Monday, Jun. 30, 1924
Macready Jumps
Lieut. John A. Macready, veteran U. S. Army flier, has added another achievement to his long record of wonderful flights and adventures. With
Lieut. Oakley Kelly, he once flew across the U. S. in a 26-hour non-stop flight, With Kelly he established the world's endurance record, flying over Dayton for 34 hours. Officially Frenchman Lecointe still holds the world's altitude record, but on his last attempt to beat this Macready's barograph registered 43,000 feet and when he landed stiff and frost-bitten from the intense cold many experts were of the opinion that he had actually gone higher than the Frenchman. In addition to a few other records, he has the reputation of being one of the Army's most reliable test pilots, who can take up a new ship and come down and tell designers exactly what's wrong and what should be changed. This wonderful career is not an accident. Macready is a most pertinent example of mens sana in corpore sano. An amateur boxing champion, five foot six in height, he weighs only about 130 pounds, has broad shoulders and a trim waist. He keeps himself in perfect condition, is always mentally and physically alert. Certainly Macready needed all his alertness, coolness and skill in his hazardous exploit of last week. On a recent night flight from Columbus, Macready found his motor dead when passing over Dayton. The usual method of gliding to safety in some field or other was impossible in the pitch dark. With his altimeter reading between 3,000 and 4,000 feet, the pilot guided his plane to the outskirts of the town, to minimize danger to others, and stayed on board as long as he dared. He then unloosed his safety belt, crawled out on the wing, and jumped into 1,800 feet of darkness. The wind blew him clear, and he counted two before pulling the rip cord, so that the parachute might be clear of entanglement. Macready did not know whether he was upside down or not when he left the ship, or whither he was heading. But he heard the parachute snap open and knew well that he would land somewhere. Edward A. Wuichet of the Dayton Chamber of Commerce, walking below in the summer darkness was startled to hear a voice from the sky say: "Hello below ? Hey, down there?" The most peculiar conversation passed in the dark till the aviator landed on a 100-foot cliff, with scarcely a bump. When his plane came down in a crash it was immediately enveloped in flames. Crowds stood about in morbid curosity and horrified anxiety, helpless to extricate the man they thought buried beneath the wreckage, when Macready suddenly walked among them.
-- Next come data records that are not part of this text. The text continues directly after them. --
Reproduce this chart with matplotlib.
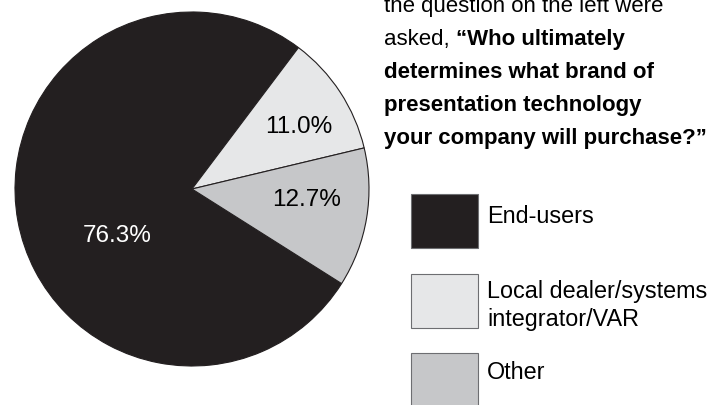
import numpy as np
import matplotlib
matplotlib.use('Agg')
import matplotlib.pyplot as plt
from matplotlib.patches import Rectangle

plt.rcParams['font.family'] = ['Liberation Sans', 'DejaVu Sans']

# data
categories = ['End-users', 'Local dealer/systems\nintegrator/VAR', 'Other']
shares = [76.3, 11.0, 12.7]
pct_labels = ['76.3%', '11.0%', '12.7%']
colors = ['#231f20', '#e6e7e8', '#c6c7c9']
pct_colors = ['white', 'black', 'black']

question_lines = [
    ('the question on the left were', None),
    ('asked, ', '\u201cWho ultimately'),
    (None, 'determines what brand of'),
    (None, 'presentation technology'),
    (None, 'your company will purchase?\u201d'),
]

W, H = 728, 405
fig = plt.figure(figsize=(W / 100, H / 100), dpi=100)


def fx(x):
    return x / W


def fy(y):
    return 1 - y / H


# pie
cx, cy, r = 192, 189, 177
ax = fig.add_axes([fx(cx - r), fy(cy + r), 2 * r / W, 2 * r / H])
wedges, _ = ax.pie(shares, colors=colors, startangle=-32.3, counterclock=False,
                   radius=1, wedgeprops=dict(linewidth=0.8, edgecolor='#231f20'))
ax.set_xlim(-1, 1)
ax.set_ylim(-1, 1)
ax.set_aspect('equal')
ax.axis('off')

label_r = [0.50, 0.70, 0.65]
label_shift = [22, -3, 4]
for w, lab, col, lr, sh in zip(wedges, pct_labels, pct_colors, label_r, label_shift):
    mid = np.deg2rad((w.theta1 + w.theta2) / 2 + sh)
    ax.text(lr * np.cos(mid), lr * np.sin(mid), lab, color=col, fontsize=17.5,
            ha='center', va='center')

# question text
renderer = fig.canvas.get_renderer()
x0 = 384
for i, (reg, bold) in enumerate(question_lines):
    yb = 12 + 33 * i
    x = fx(x0)
    if reg:
        t = fig.text(x, fy(yb), reg, fontsize=16, va='baseline', ha='left')
        bb = t.get_window_extent(renderer)
        x = bb.x1 / W
    if bold:
        fig.text(x, fy(yb), bold, fontsize=16, fontweight='bold',
                 va='baseline', ha='left')

# legend (baseline of the last text line, measured from box top)
box_x, box_w, box_h = 411, 67, 54
box_tops = [194, 274, 353]
text_base = [29, 52, 26]
for cat, col, top, tb in zip(categories, colors, box_tops, text_base):
    fig.add_artist(Rectangle((fx(box_x), fy(top + box_h)), box_w / W, box_h / H,
                             facecolor=col, edgecolor='#6d6e71', linewidth=0.8,
                             transform=fig.transFigure))
    fig.text(fx(487), fy(top + tb), cat, fontsize=16.8,
             va='baseline', ha='left', linespacing=1.29)

fig.savefig('out.png', dpi=100)
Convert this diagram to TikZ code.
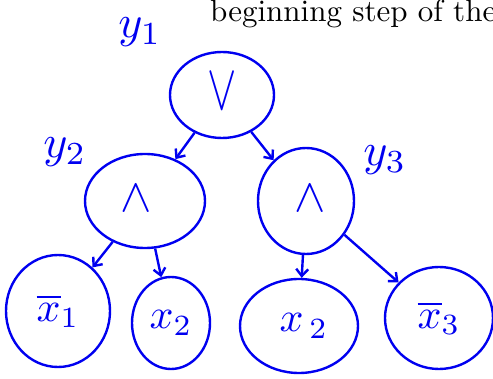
\documentclass[tikz,border=0pt]{standalone}
\usetikzlibrary{shapes.geometric,arrows.meta}
\definecolor{pen}{RGB}{0,0,240}
\newcommand{\opsym}[1]{\scalebox{4.7}{$#1$}}
\newcommand{\varsym}[1]{\scalebox{4.2}{$#1$}}
\begin{document}
\begin{tikzpicture}[x=1pt,y=-1pt,
  gate/.style={draw=pen,line width=2.4pt,ellipse,inner sep=0pt,text=pen},
  lab/.style={text=pen,inner sep=0pt},
  edge/.style={draw=pen,line width=2.4pt,-{Straight Barb[length=7pt,width=12pt]}}]
\useasboundingbox (0,0) rectangle (493,379);
\node[anchor=base west,inner sep=0pt] (txt) at (210,22) {\scalebox{3.1}{beginning step of the}};
\node[gate,minimum width=104pt,minimum height=86pt] (root) at (222,95) {\raisebox{7pt}{\scalebox{4.4}[6.5]{$\vee$}}};
\node[gate,minimum width=120pt,minimum height=94pt] (andL) at (145,201) {\hspace*{-18pt}\raisebox{5pt}{\opsym{\wedge}}};
\node[gate,minimum width=96pt,minimum height=106pt] (andR) at (306,201) {\raisebox{5pt}{\opsym{\wedge}}\hspace*{-8pt}};
\node[gate,minimum width=104pt,minimum height=112pt] (x1) at (58,311) {\raisebox{5pt}{\varsym{\overline{x}_1}}};
\node[gate,minimum width=78pt,minimum height=92pt] (x2a) at (171,323) {\raisebox{-3pt}{\varsym{x_2}}};
\node[gate,minimum width=118pt,minimum height=94pt] (x2b) at (299,326) {\raisebox{-2pt}{\varsym{x_{\,2}}}\hspace*{-10pt}};
\node[gate,minimum width=108pt,minimum height=102pt] (x3) at (439,318) {\varsym{\overline{x}_3}};
\node[lab] (y1) at (140,32) {\scalebox{4.6}{$y_1$}};
\node[lab] (y2) at (65,152) {\scalebox{4.6}{$y_2$}};
\node[lab] (y3) at (385,160) {\scalebox{4.6}{$y_3$}};
\draw[edge] (root) -- (andL);
\draw[edge] (root) -- (andR);
\draw[edge] (andL) -- (x1);
\draw[edge] (andL) -- (x2a);
\draw[edge] (andR) -- (x2b);
\draw[edge] (andR) -- (x3);
\end{tikzpicture}
\end{document}
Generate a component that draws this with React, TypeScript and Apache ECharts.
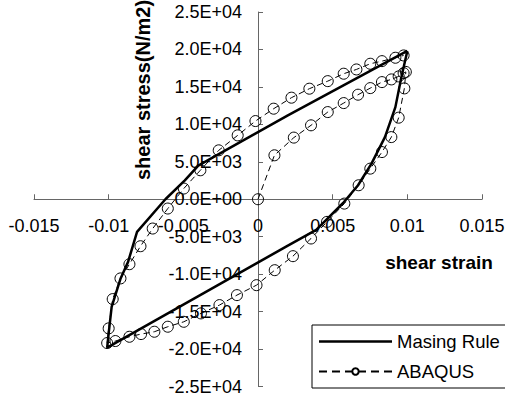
import React, { useEffect, useRef } from "react";
import * as echarts from "echarts";

const xTicks = [-0.015, 0.015, 0.005];
const yTicks = [-25000, 25000, 5000];

const masingStrain = [0.01, 0.002, -0.0006, -0.004, -0.0049, -0.0062, -0.0081, -0.0087, -0.0092, -0.0098, -0.01, -0.0101, 0.002, 0.0039, 0.0057, 0.0067, 0.0076, 0.0085, 0.0092, 0.0096, 0.01];
const masingStress = [19800, 11200, 8300, 4500, 2530, 0, -4360, -8360, -10570, -14360, -17900, -19800, -6200, -4100, -500, 1870, 4760, 8300, 12300, 16300, 19800];

const abaqusStrain = [0, 0.0011, 0.0024, 0.00355, 0.00467, 0.00574, 0.0067, 0.00752, 0.0083, 0.00893, 0.00942, 0.00975, 0.0099,
  0.0098, 0.00942, 0.00893, 0.0083, 0.00752, 0.00674, 0.00578, 0.00462, 0.00355, 0.00234, 0.00112, -0.0001, -0.00141, -0.00258, -0.00382, -0.00497, -0.00604, -0.00694, -0.00783, -0.00861, -0.00955, -0.0101,
  -0.01, -0.00973, -0.00921, -0.00861, -0.00787, -0.00705, -0.00604, -0.00497, -0.00386, -0.00263, -0.00136, -0.00017, 0.00105, 0.00224, 0.00344, 0.00467, 0.00574, 0.00659, 0.00752, 0.0083, 0.0092, 0.00975];
const abaqusStress = [0, 5870, 8230, 9870, 11640, 12840, 13960, 14840, 15640, 16000, 16400, 16840, 17000,
  14800, 10890, 8300, 6300, 4090, 1870, -580, -3020, -5240, -7600, -9470, -11470, -12800, -14130, -15240, -16360, -17020, -17690, -18000, -18360, -18930, -19200,
  -17240, -13330, -10570, -8670, -6270, -3910, -1240, 1430, 3870, 6530, 8530, 10440, 12090, 13560, 14760, 15770, 16760, 17330, 18090, 18440, 18890, 19200];

const FONT = "Liberation Sans, Arial, sans-serif";

function sci(v: number): string {
  if (v === 0) return "0.0E+00";
  const e = Math.floor(Math.log10(Math.abs(v)) + 1e-9);
  const m = v / Math.pow(10, e);
  return m.toFixed(1) + "E" + (e < 0 ? "-" : "+") + String(Math.abs(e)).padStart(2, "0");
}

const GRID_LEFT = 34;
const GRID_RIGHT = 23;
const GRID_TOP = 12;
const GRID_BOTTOM = 11.5;
const W = 505;
const H = 398;

export default function App() {
  const ref = useRef<HTMLDivElement>(null);
  useEffect(() => {
    if (!ref.current) return;
    const chart = echarts.init(ref.current, null, { renderer: "svg" });
    const axisColor = "#666";
    const gridW = W - GRID_LEFT - GRID_RIGHT;
    const gridH = H - GRID_TOP - GRID_BOTTOM;
    // offsets that move the axes onto the zero lines
    const yAxisOffset = -gridW * ((0 - xTicks[0]) / (xTicks[1] - xTicks[0]));
    const xAxisOffset = -gridH * ((0 - yTicks[0]) / (yTicks[1] - yTicks[0]));
    chart.setOption({
      animation: false,
      backgroundColor: "#fff",
      grid: {
        left: GRID_LEFT,
        right: GRID_RIGHT,
        top: GRID_TOP,
        bottom: GRID_BOTTOM,
        containLabel: false,
        outerBoundsMode: "none",
      },
      xAxis: {
        type: "value",
        min: xTicks[0],
        max: xTicks[1],
        interval: xTicks[2],
        offset: xAxisOffset,
        axisLine: { onZero: false, lineStyle: { color: axisColor, width: 1 } },
        axisTick: { show: true, inside: true, length: 5, lineStyle: { color: axisColor } },
        splitLine: { show: false },
        axisLabel: {
          margin: 18,
          fontSize: 18,
          fontFamily: FONT,
          color: "#000",
          hideOverlap: false,
          formatter: (v: number) => String(parseFloat(v.toFixed(4))),
        },
      },
      yAxis: {
        type: "value",
        min: yTicks[0],
        max: yTicks[1],
        interval: yTicks[2],
        offset: yAxisOffset,
        axisLine: { onZero: false, lineStyle: { color: axisColor, width: 1 } },
        axisTick: { show: true, inside: true, length: 5, lineStyle: { color: axisColor } },
        splitLine: { show: false },
        axisLabel: {
          margin: 16,
          fontSize: 18,
          fontFamily: FONT,
          color: "#000",
          hideOverlap: false,
          formatter: (v: number) => sci(v),
        },
      },
      legend: {
        orient: "vertical",
        left: 312,
        top: 325,
        itemWidth: 73,
        itemHeight: 8,
        itemGap: 11,
        padding: [7, 20, 7, 6],
        borderColor: "#000",
        borderWidth: 1,
        backgroundColor: "#fff",
        textStyle: { fontSize: 18.5, fontFamily: FONT, color: "#000" },
        lineStyle: { type: [8, 5] },
        data: [
          { name: "Masing Rule", icon: "path://M0,0H73V2.5H0Z", itemStyle: { color: "#000" } },
          { name: "ABAQUS" },
        ],
      },
      graphic: [
        {
          type: "text",
          x: 143,
          y: 90,
          rotation: Math.PI / 2,
          style: {
            text: "shear stress(N/m2)",
            font: "bold 20px " + FONT,
            fill: "#000",
            align: "center",
            verticalAlign: "middle",
          },
        },
        {
          type: "text",
          x: 439,
          y: 262,
          style: {
            text: "shear strain",
            font: "bold 19px " + FONT,
            fill: "#000",
            align: "center",
            verticalAlign: "middle",
          },
        },
      ],
      series: [
        {
          name: "Masing Rule",
          type: "line",
          data: masingStrain.map((x, i) => [x, masingStress[i]]),
          showSymbol: false,
          symbol: "none",
          lineStyle: { color: "#000", width: 2.5, type: "solid" },
          itemStyle: { color: "#000" },
          z: 2,
        },
        {
          name: "ABAQUS",
          type: "line",
          data: abaqusStrain.map((x, i) => [x, abaqusStress[i]]),
          symbol: "circle",
          symbolSize: 11,
          showAllSymbol: true,
          lineStyle: { color: "#000", width: 1, type: [6, 4] },
          itemStyle: { color: "rgba(0,0,0,0)", borderColor: "#000", borderWidth: 1 },
          z: 3,
        },
      ],
    });
    return () => chart.dispose();
  }, []);
  return (
    <div
      ref={ref}
      style={{ position: "absolute", left: 0, top: 0, width: W, height: H }}
    />
  );
}
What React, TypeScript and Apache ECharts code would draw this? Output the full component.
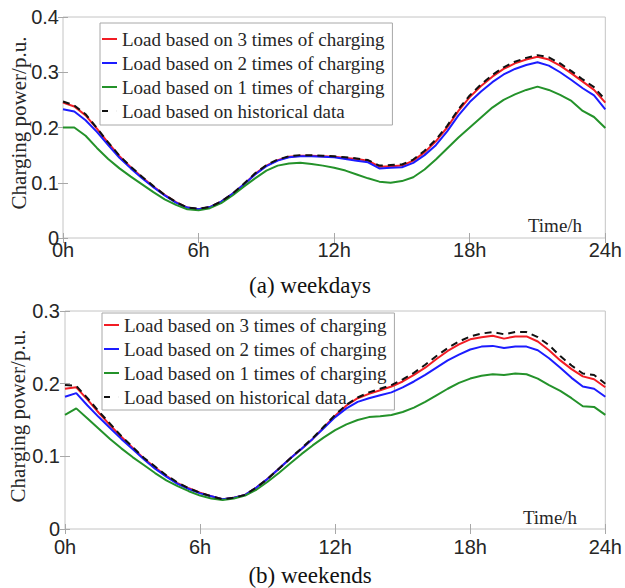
import React, { useEffect, useRef } from "react";
import * as echarts from "echarts";

const hours = [0, 0.5, 1, 1.5, 2, 2.5, 3, 3.5, 4, 4.5, 5, 5.5, 6, 6.5, 7, 7.5, 8, 8.5, 9, 9.5, 10, 10.5, 11, 11.5, 12, 12.5, 13, 13.5, 14, 14.5, 15, 15.5, 16, 16.5, 17, 17.5, 18, 18.5, 19, 19.5, 20, 20.5, 21, 21.5, 22, 22.5, 23, 23.5, 24];
const xTicks = ["0h", "6h", "12h", "18h", "24h"];
const seriesNames = [
  "Load based on 3 times of charging",
  "Load based on 2 times of charging",
  "Load based on 1 times of charging",
  "Load based on historical data",
];

// (a) weekdays
const wdThree = [0.245, 0.238, 0.222, 0.198, 0.172, 0.148, 0.128, 0.110, 0.093, 0.078, 0.065, 0.055, 0.052, 0.056, 0.066, 0.080, 0.097, 0.116, 0.131, 0.141, 0.147, 0.149, 0.149, 0.148, 0.147, 0.145, 0.143, 0.140, 0.129, 0.130, 0.131, 0.140, 0.155, 0.175, 0.200, 0.230, 0.255, 0.275, 0.292, 0.306, 0.316, 0.323, 0.328, 0.323, 0.312, 0.298, 0.283, 0.268, 0.245];
const wdTwo = [0.233, 0.229, 0.213, 0.192, 0.168, 0.145, 0.126, 0.108, 0.092, 0.077, 0.064, 0.055, 0.052, 0.056, 0.066, 0.080, 0.097, 0.115, 0.130, 0.140, 0.146, 0.148, 0.148, 0.147, 0.146, 0.143, 0.140, 0.137, 0.126, 0.127, 0.128, 0.136, 0.150, 0.168, 0.193, 0.222, 0.246, 0.265, 0.282, 0.296, 0.306, 0.313, 0.318, 0.312, 0.300, 0.286, 0.271, 0.258, 0.233];
const wdOne = [0.200, 0.200, 0.185, 0.163, 0.143, 0.126, 0.111, 0.097, 0.083, 0.070, 0.060, 0.052, 0.050, 0.054, 0.063, 0.077, 0.093, 0.108, 0.122, 0.131, 0.135, 0.136, 0.134, 0.131, 0.127, 0.122, 0.115, 0.108, 0.102, 0.100, 0.103, 0.110, 0.124, 0.142, 0.162, 0.182, 0.200, 0.218, 0.236, 0.250, 0.260, 0.268, 0.274, 0.268, 0.259, 0.248, 0.230, 0.219, 0.199];
const wdHist = [0.247, 0.240, 0.224, 0.199, 0.173, 0.149, 0.129, 0.111, 0.094, 0.078, 0.065, 0.055, 0.053, 0.056, 0.066, 0.080, 0.098, 0.117, 0.132, 0.142, 0.148, 0.150, 0.150, 0.149, 0.148, 0.146, 0.144, 0.141, 0.131, 0.132, 0.133, 0.142, 0.158, 0.178, 0.203, 0.233, 0.258, 0.278, 0.295, 0.309, 0.319, 0.326, 0.331, 0.327, 0.316, 0.302, 0.287, 0.273, 0.250];

// (b) weekends
const weThree = [0.193, 0.195, 0.178, 0.160, 0.143, 0.127, 0.112, 0.097, 0.085, 0.073, 0.063, 0.056, 0.050, 0.045, 0.041, 0.043, 0.047, 0.057, 0.069, 0.083, 0.097, 0.110, 0.124, 0.140, 0.156, 0.170, 0.180, 0.186, 0.191, 0.196, 0.203, 0.212, 0.222, 0.234, 0.245, 0.254, 0.261, 0.264, 0.266, 0.262, 0.265, 0.265, 0.258, 0.246, 0.232, 0.220, 0.210, 0.206, 0.195];
const weTwo = [0.182, 0.187, 0.170, 0.154, 0.139, 0.124, 0.110, 0.096, 0.083, 0.072, 0.062, 0.055, 0.049, 0.045, 0.041, 0.043, 0.047, 0.057, 0.069, 0.083, 0.097, 0.110, 0.124, 0.139, 0.154, 0.166, 0.175, 0.180, 0.184, 0.188, 0.195, 0.203, 0.212, 0.222, 0.232, 0.240, 0.247, 0.251, 0.252, 0.249, 0.251, 0.251, 0.246, 0.235, 0.222, 0.208, 0.196, 0.193, 0.182];
const weOne = [0.157, 0.166, 0.152, 0.138, 0.124, 0.111, 0.099, 0.088, 0.077, 0.067, 0.059, 0.052, 0.046, 0.042, 0.040, 0.042, 0.046, 0.054, 0.065, 0.077, 0.090, 0.103, 0.115, 0.126, 0.136, 0.144, 0.150, 0.154, 0.155, 0.157, 0.161, 0.167, 0.175, 0.184, 0.193, 0.201, 0.207, 0.211, 0.213, 0.212, 0.214, 0.213, 0.207, 0.198, 0.190, 0.180, 0.169, 0.168, 0.157];
const weHist = [0.198, 0.197, 0.180, 0.162, 0.145, 0.128, 0.113, 0.098, 0.086, 0.074, 0.064, 0.056, 0.050, 0.045, 0.041, 0.043, 0.047, 0.057, 0.069, 0.083, 0.097, 0.111, 0.125, 0.141, 0.157, 0.171, 0.181, 0.188, 0.193, 0.198, 0.206, 0.215, 0.226, 0.238, 0.249, 0.258, 0.265, 0.269, 0.271, 0.268, 0.271, 0.271, 0.264, 0.253, 0.238, 0.225, 0.214, 0.212, 0.200];

const colors = ["#f21c24", "#1c1cff", "#24922a", "#111111"];

const pairs = (vals: number[]) => hours.map((h, i) => [h, vals[i]]);

export default function App() {
  const ref = useRef<HTMLDivElement>(null);
  useEffect(() => {
    if (!ref.current) return;
    const chart = echarts.init(ref.current, undefined, { renderer: "svg" });
    const serif = "Liberation Serif";
    const sans = "Liberation Sans";
    const frame = "#c4c4c4";
    const tickColor = "#a8a8a8";

    const xBottom = (gridIndex: number, margin: number) => ({
      type: "value",
      gridIndex,
      position: "bottom",
      min: 0,
      max: 24,
      interval: 6,
      axisLine: { show: false },
      axisTick: { show: true, inside: true, length: 5, lineStyle: { color: tickColor } },
      splitLine: { show: false },
      axisLabel: {
        margin,
        color: "#262626",
        fontFamily: sans,
        fontSize: 20,
        formatter: (v: number) => xTicks[Math.round(v / 6)],
      },
    });
    const xTop = (gridIndex: number) => ({
      type: "value",
      gridIndex,
      position: "top",
      min: 0,
      max: 24,
      interval: 6,
      axisLine: { show: false },
      axisTick: { show: true, inside: true, length: 5, lineStyle: { color: tickColor } },
      splitLine: { show: false },
      axisLabel: { show: false },
    });
    const yLeft = (gridIndex: number, max: number, margin: number) => ({
      type: "value",
      gridIndex,
      position: "left",
      min: 0,
      max,
      interval: 0.1,
      axisLine: { show: false },
      axisTick: { show: true, inside: true, length: 5, lineStyle: { color: tickColor } },
      splitLine: { show: false },
      axisLabel: { margin, color: "#262626", fontFamily: sans, fontSize: 20 },
    });
    const yRight = (gridIndex: number, max: number) => ({
      type: "value",
      gridIndex,
      position: "right",
      min: 0,
      max,
      interval: 0.1,
      axisLine: { show: false },
      axisTick: { show: true, inside: true, length: 5, lineStyle: { color: tickColor } },
      splitLine: { show: false },
      axisLabel: { show: false },
    });

    const mk = (name: string, vals: number[], idx: number, color: string, dashed: boolean) => ({
      type: "line",
      name,
      xAxisIndex: idx,
      yAxisIndex: idx,
      data: pairs(vals),
      showSymbol: false,
      symbol: "none",
      lineStyle: { color, width: 2, type: dashed ? [7, 5] : "solid" },
      itemStyle: { color },
      z: dashed ? 6 : 5,
    });

    const lineIcon = "path://M0,0H15V2H0Z";
    const dashIcon = "path://M0,0H6V2H0ZM14.95,0H15V2H14.95Z";
    const legendData = seriesNames.map((name, i) => ({
      name,
      icon: i === 3 ? dashIcon : lineIcon,
      itemStyle: { color: colors[i] },
    }));

    const legendBase = {
      orient: "vertical",
      backgroundColor: "#ffffff",
      borderColor: "#a8a8a8",
      borderWidth: 1,
      borderRadius: 0,
      itemWidth: 15,
      itemHeight: 2,
      itemGap: 4,
      selectedMode: false,
      z: 1,
      textStyle: { fontFamily: serif, fontSize: 19, color: "#262626", lineHeight: 20 },
      data: legendData,
    };

    chart.setOption({
      animation: false,
      backgroundColor: "#ffffff",
      grid: [
        { left: 63, top: 17, width: 543, height: 221, show: true, borderColor: frame, borderWidth: 1 },
        { left: 65, top: 311, width: 542, height: 218, show: true, borderColor: frame, borderWidth: 1 },
      ],
      xAxis: [xBottom(0, 2), xTop(0), xBottom(1, 8), xTop(1)],
      yAxis: [yLeft(0, 0.4, 4), yRight(0, 0.4), yLeft(1, 0.3, 5), yRight(1, 0.3)],
      legend: [
        { ...legendBase, left: 100, top: 23, padding: [6, 8, 4, 2] },
        { ...legendBase, left: 102, top: 313, padding: [2, 8, 3, 2] },
      ],
      graphic: [
        { type: "text", x: 19, y: 123, rotation: Math.PI / 2, style: { text: "Charging power/p.u.", font: `21px "${serif}"`, fill: "#262626", textAlign: "center", textVerticalAlign: "middle" } },
        { type: "text", x: 18, y: 416, rotation: Math.PI / 2, style: { text: "Charging power/p.u.", font: `21px "${serif}"`, fill: "#262626", textAlign: "center", textVerticalAlign: "middle" } },
        { type: "text", x: 555, y: 225, style: { text: "Time/h", font: `19px "${serif}"`, fill: "#262626", textAlign: "center", textVerticalAlign: "middle" } },
        { type: "text", x: 550, y: 517, style: { text: "Time/h", font: `19px "${serif}"`, fill: "#262626", textAlign: "center", textVerticalAlign: "middle" } },
        { type: "text", x: 310, y: 285, style: { text: "(a) weekdays", font: `23px "${serif}"`, fill: "#111111", textAlign: "center", textVerticalAlign: "middle" } },
        { type: "text", x: 310, y: 575, style: { text: "(b) weekends", font: `23px "${serif}"`, fill: "#111111", textAlign: "center", textVerticalAlign: "middle" } },
      ],
      series: [
        mk(seriesNames[0], wdThree, 0, colors[0], false),
        mk(seriesNames[1], wdTwo, 0, colors[1], false),
        mk(seriesNames[2], wdOne, 0, colors[2], false),
        mk(seriesNames[3], wdHist, 0, colors[3], true),
        mk(seriesNames[0], weThree, 2, colors[0], false),
        mk(seriesNames[1], weTwo, 2, colors[1], false),
        mk(seriesNames[2], weOne, 2, colors[2], false),
        mk(seriesNames[3], weHist, 2, colors[3], true),
      ],
    });
    return () => chart.dispose();
  }, []);
  return <div ref={ref} style={{ position: "absolute", left: 0, top: 0, width: 625, height: 588 }} />;
}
There is a feeling of distaste among many pilots against the parachute. And owners of planes and air mail superintendents have sometimes voiced the cruel sentiment that a parachute on board would make the pilot desert his plane too early, without the final effort to save it. There is not the slightest argument in favor of these points-of-view. Skillful as Macready is, the failure of his engine at dead of night would certainly have meant a termination of his valuable career if not for the huge, umbrella-like parachute. Jumping from a plane is sufficiently hazardous, and calls for real nerve, and none of the men who fly these ships should be deprived of this last resort or fail to practice for the awful moment when they must jump. Whether passengers can ever be made to undertake the sickening leap into space is another matter.